In Joan Didion’s The Year of Magical Thinking, the “magical thinking” the late author describes is the unshakeable belief that the loss of a loved one – in her case her husband – must be temporary. The impossibility for the human mind and heart to process the permanence of a loved one’s death leaves just one alternative. “There was a level on which I believed that what had happened remained reversible,” she wrote.
Anyone who has lost a loved one will recognize this. After a memorial reception for a good friend who died far too soon, his widow and I discussed how neither of us could shake the feeling that at any moment during the reception he would come around the corner, beaming his ear-to-ear grin.
Part of this is just habit. Like reaching for the light switch when the power is out, impulses hard-wired by decades with a loved one don’t just vanish. On dog walks, commutes to work, and other moments when I would call my Dad, I still reach for my phone, months after his passing. As Didion writes:
I could not count the times during the average day when something would come up that I needed to tell him. This impulse did not end with his death. What ended was the possibility of response.
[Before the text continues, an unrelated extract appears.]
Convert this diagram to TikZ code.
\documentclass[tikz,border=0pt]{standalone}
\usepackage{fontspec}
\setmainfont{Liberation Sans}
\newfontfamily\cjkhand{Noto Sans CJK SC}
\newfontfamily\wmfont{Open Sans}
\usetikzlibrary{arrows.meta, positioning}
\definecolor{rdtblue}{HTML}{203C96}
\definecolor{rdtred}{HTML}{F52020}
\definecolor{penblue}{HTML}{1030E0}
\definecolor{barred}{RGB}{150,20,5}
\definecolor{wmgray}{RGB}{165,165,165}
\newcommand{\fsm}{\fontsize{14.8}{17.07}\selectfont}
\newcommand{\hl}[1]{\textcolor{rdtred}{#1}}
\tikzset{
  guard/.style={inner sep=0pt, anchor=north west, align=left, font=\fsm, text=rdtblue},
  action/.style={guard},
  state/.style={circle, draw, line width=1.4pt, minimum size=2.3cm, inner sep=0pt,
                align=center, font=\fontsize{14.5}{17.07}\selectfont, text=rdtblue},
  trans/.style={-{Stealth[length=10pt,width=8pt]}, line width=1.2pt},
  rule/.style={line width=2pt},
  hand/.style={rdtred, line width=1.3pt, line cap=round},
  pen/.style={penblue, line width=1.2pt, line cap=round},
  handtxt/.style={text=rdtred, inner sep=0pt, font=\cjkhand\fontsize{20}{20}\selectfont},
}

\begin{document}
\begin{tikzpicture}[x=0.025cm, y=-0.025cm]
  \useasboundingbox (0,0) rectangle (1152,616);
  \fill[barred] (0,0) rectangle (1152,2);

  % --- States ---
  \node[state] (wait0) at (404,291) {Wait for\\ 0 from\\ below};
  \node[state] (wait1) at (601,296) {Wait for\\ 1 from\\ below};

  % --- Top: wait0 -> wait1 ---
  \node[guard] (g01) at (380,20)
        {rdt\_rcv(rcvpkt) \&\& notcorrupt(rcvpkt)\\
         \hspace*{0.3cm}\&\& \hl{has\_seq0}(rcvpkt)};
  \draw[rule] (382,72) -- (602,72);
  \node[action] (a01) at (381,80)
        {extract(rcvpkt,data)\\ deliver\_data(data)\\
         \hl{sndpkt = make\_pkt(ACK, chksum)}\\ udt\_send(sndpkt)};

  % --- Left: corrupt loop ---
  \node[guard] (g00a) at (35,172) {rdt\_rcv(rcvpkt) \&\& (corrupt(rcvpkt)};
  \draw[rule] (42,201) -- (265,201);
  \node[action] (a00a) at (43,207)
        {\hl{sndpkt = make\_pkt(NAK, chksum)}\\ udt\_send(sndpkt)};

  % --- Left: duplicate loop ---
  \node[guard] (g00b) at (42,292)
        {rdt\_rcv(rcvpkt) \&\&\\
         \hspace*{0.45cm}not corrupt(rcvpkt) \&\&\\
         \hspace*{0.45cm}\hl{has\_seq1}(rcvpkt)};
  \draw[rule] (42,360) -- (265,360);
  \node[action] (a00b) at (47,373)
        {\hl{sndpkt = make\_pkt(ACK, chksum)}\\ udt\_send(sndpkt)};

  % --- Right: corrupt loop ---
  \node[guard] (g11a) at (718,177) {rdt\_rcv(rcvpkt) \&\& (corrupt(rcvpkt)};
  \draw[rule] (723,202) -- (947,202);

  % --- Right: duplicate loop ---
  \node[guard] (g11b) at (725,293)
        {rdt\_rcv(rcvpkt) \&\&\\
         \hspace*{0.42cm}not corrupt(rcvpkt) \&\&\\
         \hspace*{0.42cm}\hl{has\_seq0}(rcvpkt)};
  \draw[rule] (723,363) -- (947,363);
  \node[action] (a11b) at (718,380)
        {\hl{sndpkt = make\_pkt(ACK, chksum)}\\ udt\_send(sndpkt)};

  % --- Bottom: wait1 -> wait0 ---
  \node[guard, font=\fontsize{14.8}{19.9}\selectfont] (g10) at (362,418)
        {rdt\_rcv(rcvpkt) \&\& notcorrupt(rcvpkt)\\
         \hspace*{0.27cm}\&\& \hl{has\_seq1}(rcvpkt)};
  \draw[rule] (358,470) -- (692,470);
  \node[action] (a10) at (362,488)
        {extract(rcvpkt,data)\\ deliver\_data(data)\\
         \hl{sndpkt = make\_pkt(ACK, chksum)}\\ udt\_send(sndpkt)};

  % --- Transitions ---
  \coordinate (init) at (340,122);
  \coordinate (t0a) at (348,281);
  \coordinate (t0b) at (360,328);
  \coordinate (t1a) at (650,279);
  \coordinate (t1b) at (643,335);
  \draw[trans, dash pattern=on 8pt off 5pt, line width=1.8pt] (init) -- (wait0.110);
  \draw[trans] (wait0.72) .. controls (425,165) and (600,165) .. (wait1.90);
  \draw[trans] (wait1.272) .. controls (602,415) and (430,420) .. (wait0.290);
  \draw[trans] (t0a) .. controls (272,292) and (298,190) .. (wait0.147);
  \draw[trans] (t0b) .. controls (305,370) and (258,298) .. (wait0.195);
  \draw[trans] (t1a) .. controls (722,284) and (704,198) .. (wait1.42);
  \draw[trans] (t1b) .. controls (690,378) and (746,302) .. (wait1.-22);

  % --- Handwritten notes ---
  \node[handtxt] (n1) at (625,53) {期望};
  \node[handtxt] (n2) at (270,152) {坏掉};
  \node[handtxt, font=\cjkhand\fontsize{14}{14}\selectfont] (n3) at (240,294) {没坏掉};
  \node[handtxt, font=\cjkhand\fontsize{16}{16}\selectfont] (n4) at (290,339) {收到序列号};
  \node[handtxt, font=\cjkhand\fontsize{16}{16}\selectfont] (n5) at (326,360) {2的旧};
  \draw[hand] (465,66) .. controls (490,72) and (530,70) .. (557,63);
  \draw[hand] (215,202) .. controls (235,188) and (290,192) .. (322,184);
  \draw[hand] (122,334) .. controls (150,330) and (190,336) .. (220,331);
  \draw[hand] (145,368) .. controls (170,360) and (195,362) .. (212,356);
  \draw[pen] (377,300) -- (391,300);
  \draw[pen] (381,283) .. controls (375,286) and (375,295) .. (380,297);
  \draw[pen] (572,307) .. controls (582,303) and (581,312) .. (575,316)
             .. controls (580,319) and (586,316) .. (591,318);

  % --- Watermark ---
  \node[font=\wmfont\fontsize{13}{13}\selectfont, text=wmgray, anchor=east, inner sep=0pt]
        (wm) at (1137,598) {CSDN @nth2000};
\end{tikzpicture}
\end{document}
And then there are the bigger moments – life’s great joys and sorrows. We may not notice this when our loved ones are alive, but their empathy so deeply enriches the way we experience these moments that the shared experience becomes an extension of ourself. When a loved one’s death extinguishes that shared experience, a part of our self fades with it. We never live those moments the way we once did.
What does any of this have to do with gyros? Well, the 2022 Dish of the Year is the Mike Davidson from The Ivy Inn. If only he were here to see it.
As he would say, though, can’t be helped.